DESCRIPTION OF THE TASK
Drop the pictures, then extract the listing word for word.

SUPPLIED DATA
** BEGIN **
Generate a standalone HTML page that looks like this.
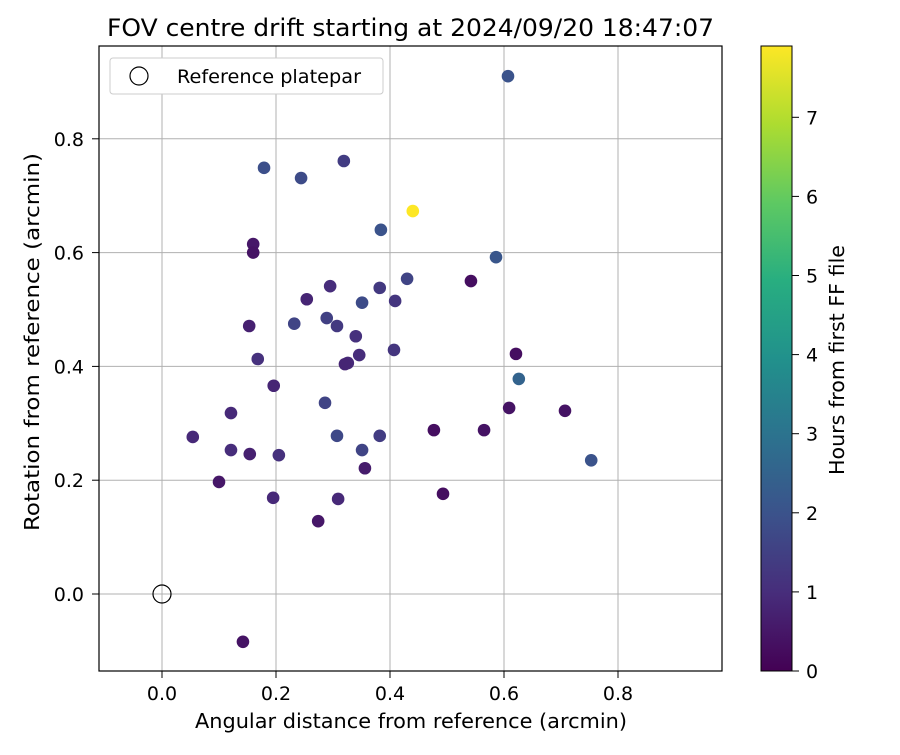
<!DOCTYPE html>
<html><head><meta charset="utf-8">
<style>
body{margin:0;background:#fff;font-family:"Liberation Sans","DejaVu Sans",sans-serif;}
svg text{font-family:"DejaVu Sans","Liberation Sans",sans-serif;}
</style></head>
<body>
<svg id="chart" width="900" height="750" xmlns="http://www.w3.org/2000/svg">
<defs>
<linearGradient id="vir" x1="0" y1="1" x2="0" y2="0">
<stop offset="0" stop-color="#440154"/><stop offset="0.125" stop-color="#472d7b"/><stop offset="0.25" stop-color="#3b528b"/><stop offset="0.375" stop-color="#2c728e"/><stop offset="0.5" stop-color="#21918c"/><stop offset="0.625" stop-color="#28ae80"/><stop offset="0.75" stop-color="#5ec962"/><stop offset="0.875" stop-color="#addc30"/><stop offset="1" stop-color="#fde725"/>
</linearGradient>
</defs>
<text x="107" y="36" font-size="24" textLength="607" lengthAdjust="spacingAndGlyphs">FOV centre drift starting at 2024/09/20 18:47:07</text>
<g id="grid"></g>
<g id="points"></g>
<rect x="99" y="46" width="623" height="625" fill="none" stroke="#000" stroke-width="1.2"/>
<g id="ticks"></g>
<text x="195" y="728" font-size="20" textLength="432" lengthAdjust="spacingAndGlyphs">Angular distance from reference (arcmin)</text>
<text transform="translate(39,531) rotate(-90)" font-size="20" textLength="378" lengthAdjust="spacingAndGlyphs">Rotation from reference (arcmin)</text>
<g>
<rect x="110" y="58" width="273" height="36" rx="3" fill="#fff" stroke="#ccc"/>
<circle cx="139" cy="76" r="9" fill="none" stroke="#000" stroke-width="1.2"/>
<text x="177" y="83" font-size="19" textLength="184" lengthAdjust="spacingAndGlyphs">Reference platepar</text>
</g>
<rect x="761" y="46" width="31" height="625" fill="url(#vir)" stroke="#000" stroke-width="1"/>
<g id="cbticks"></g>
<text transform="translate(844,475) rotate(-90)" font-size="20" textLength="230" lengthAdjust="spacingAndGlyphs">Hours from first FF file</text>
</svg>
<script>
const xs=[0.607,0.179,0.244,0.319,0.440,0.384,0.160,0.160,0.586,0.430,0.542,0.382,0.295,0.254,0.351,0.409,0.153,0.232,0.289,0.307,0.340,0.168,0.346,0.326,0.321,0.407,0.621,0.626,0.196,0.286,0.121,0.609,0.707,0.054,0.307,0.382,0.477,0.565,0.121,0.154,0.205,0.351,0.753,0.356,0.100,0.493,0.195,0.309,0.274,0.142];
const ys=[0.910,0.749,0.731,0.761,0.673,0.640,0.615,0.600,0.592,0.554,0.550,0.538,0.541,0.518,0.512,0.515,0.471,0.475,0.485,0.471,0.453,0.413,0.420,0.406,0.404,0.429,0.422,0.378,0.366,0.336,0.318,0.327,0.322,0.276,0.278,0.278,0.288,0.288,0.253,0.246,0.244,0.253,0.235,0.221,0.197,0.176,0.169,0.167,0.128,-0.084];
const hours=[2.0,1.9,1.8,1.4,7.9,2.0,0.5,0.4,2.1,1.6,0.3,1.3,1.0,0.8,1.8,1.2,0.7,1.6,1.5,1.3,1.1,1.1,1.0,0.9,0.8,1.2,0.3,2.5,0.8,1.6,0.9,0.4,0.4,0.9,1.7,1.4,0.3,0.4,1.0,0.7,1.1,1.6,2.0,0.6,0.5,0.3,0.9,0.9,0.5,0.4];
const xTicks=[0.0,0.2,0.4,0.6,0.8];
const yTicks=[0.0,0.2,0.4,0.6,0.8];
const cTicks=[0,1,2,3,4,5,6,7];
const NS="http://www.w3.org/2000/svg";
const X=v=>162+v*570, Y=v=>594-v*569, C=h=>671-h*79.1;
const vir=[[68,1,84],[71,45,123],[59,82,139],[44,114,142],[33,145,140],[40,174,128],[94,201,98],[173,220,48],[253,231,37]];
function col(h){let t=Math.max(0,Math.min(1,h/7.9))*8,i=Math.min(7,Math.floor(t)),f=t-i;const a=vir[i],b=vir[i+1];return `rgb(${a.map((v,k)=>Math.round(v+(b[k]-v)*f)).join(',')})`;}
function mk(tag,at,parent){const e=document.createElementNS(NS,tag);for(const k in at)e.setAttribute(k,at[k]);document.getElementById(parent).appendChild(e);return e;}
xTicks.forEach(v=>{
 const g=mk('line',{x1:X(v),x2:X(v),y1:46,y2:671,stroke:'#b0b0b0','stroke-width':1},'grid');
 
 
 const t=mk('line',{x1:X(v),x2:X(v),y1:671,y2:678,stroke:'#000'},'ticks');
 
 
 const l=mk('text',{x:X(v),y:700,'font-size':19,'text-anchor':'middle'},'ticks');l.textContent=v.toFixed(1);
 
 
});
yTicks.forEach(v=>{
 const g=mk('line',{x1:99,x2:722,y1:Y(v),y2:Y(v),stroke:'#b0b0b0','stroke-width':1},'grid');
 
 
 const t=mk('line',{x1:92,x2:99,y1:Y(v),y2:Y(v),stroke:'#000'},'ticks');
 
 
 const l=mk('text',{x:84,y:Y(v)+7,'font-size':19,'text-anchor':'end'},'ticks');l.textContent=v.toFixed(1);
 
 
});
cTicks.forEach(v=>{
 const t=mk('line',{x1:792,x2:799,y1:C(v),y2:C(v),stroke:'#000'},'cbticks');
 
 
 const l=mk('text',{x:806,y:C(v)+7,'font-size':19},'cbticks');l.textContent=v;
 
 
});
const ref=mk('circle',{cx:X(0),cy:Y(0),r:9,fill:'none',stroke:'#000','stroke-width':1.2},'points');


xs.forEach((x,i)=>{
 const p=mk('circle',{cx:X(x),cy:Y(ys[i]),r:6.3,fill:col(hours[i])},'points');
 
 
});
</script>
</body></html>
** END **
COMPLETED EXERCISE
Generate a standalone HTML page that looks like this.
<!DOCTYPE html>
<html><head><meta charset="utf-8">
<style>
body{margin:0;background:#fff;font-family:"Liberation Sans","DejaVu Sans",sans-serif;}
svg text{font-family:"DejaVu Sans","Liberation Sans",sans-serif;}
</style></head>
<body>
<svg id="chart" width="900" height="750" xmlns="http://www.w3.org/2000/svg">
<defs>
<linearGradient id="vir" x1="0" y1="1" x2="0" y2="0">
<stop offset="0" stop-color="#440154"/><stop offset="0.125" stop-color="#472d7b"/><stop offset="0.25" stop-color="#3b528b"/><stop offset="0.375" stop-color="#2c728e"/><stop offset="0.5" stop-color="#21918c"/><stop offset="0.625" stop-color="#28ae80"/><stop offset="0.75" stop-color="#5ec962"/><stop offset="0.875" stop-color="#addc30"/><stop offset="1" stop-color="#fde725"/>
</linearGradient>
</defs>
<text x="107" y="36" font-size="24" textLength="607" lengthAdjust="spacingAndGlyphs">FOV centre drift starting at 2024/09/20 18:47:07</text>
<g id="grid"></g>
<g id="points"></g>
<rect x="99" y="46" width="623" height="625" fill="none" stroke="#000" stroke-width="1.2"/>
<g id="ticks"></g>
<text x="195" y="728" font-size="20" textLength="432" lengthAdjust="spacingAndGlyphs">Angular distance from reference (arcmin)</text>
<text transform="translate(39,531) rotate(-90)" font-size="20" textLength="378" lengthAdjust="spacingAndGlyphs">Rotation from reference (arcmin)</text>
<g>
<rect x="110" y="58" width="273" height="36" rx="3" fill="#fff" stroke="#ccc"/>
<circle cx="139" cy="76" r="9" fill="none" stroke="#000" stroke-width="1.2"/>
<text x="177" y="83" font-size="19" textLength="184" lengthAdjust="spacingAndGlyphs">Reference platepar</text>
</g>
<rect x="761" y="46" width="31" height="625" fill="url(#vir)" stroke="#000" stroke-width="1"/>
<g id="cbticks"></g>
<text transform="translate(844,475) rotate(-90)" font-size="20" textLength="230" lengthAdjust="spacingAndGlyphs">Hours from first FF file</text>
</svg>
<script>
const xs=[0.607,0.179,0.244,0.319,0.440,0.384,0.160,0.160,0.586,0.430,0.542,0.382,0.295,0.254,0.351,0.409,0.153,0.232,0.289,0.307,0.340,0.168,0.346,0.326,0.321,0.407,0.621,0.626,0.196,0.286,0.121,0.609,0.707,0.054,0.307,0.382,0.477,0.565,0.121,0.154,0.205,0.351,0.753,0.356,0.100,0.493,0.195,0.309,0.274,0.142];
const ys=[0.910,0.749,0.731,0.761,0.673,0.640,0.615,0.600,0.592,0.554,0.550,0.538,0.541,0.518,0.512,0.515,0.471,0.475,0.485,0.471,0.453,0.413,0.420,0.406,0.404,0.429,0.422,0.378,0.366,0.336,0.318,0.327,0.322,0.276,0.278,0.278,0.288,0.288,0.253,0.246,0.244,0.253,0.235,0.221,0.197,0.176,0.169,0.167,0.128,-0.084];
const hours=[2.0,1.9,1.8,1.4,7.9,2.0,0.5,0.4,2.1,1.6,0.3,1.3,1.0,0.8,1.8,1.2,0.7,1.6,1.5,1.3,1.1,1.1,1.0,0.9,0.8,1.2,0.3,2.5,0.8,1.6,0.9,0.4,0.4,0.9,1.7,1.4,0.3,0.4,1.0,0.7,1.1,1.6,2.0,0.6,0.5,0.3,0.9,0.9,0.5,0.4];
const xTicks=[0.0,0.2,0.4,0.6,0.8];
const yTicks=[0.0,0.2,0.4,0.6,0.8];
const cTicks=[0,1,2,3,4,5,6,7];
const NS="http://www.w3.org/2000/svg";
const X=v=>162+v*570, Y=v=>594-v*569, C=h=>671-h*79.1;
const vir=[[68,1,84],[71,45,123],[59,82,139],[44,114,142],[33,145,140],[40,174,128],[94,201,98],[173,220,48],[253,231,37]];
function col(h){let t=Math.max(0,Math.min(1,h/7.9))*8,i=Math.min(7,Math.floor(t)),f=t-i;const a=vir[i],b=vir[i+1];return `rgb(${a.map((v,k)=>Math.round(v+(b[k]-v)*f)).join(',')})`;}
function mk(tag,at,parent){const e=document.createElementNS(NS,tag);for(const k in at)e.setAttribute(k,at[k]);document.getElementById(parent).appendChild(e);return e;}
xTicks.forEach(v=>{
 const g=mk('line',{x1:X(v),x2:X(v),y1:46,y2:671,stroke:'#b0b0b0','stroke-width':1},'grid');
 
 
 const t=mk('line',{x1:X(v),x2:X(v),y1:671,y2:678,stroke:'#000'},'ticks');
 
 
 const l=mk('text',{x:X(v),y:700,'font-size':19,'text-anchor':'middle'},'ticks');l.textContent=v.toFixed(1);
 
 
});
yTicks.forEach(v=>{
 const g=mk('line',{x1:99,x2:722,y1:Y(v),y2:Y(v),stroke:'#b0b0b0','stroke-width':1},'grid');
 
 
 const t=mk('line',{x1:92,x2:99,y1:Y(v),y2:Y(v),stroke:'#000'},'ticks');
 
 
 const l=mk('text',{x:84,y:Y(v)+7,'font-size':19,'text-anchor':'end'},'ticks');l.textContent=v.toFixed(1);
 
 
});
cTicks.forEach(v=>{
 const t=mk('line',{x1:792,x2:799,y1:C(v),y2:C(v),stroke:'#000'},'cbticks');
 
 
 const l=mk('text',{x:806,y:C(v)+7,'font-size':19},'cbticks');l.textContent=v;
 
 
});
const ref=mk('circle',{cx:X(0),cy:Y(0),r:9,fill:'none',stroke:'#000','stroke-width':1.2},'points');


xs.forEach((x,i)=>{
 const p=mk('circle',{cx:X(x),cy:Y(ys[i]),r:6.3,fill:col(hours[i])},'points');
 
 
});
</script>
</body></html>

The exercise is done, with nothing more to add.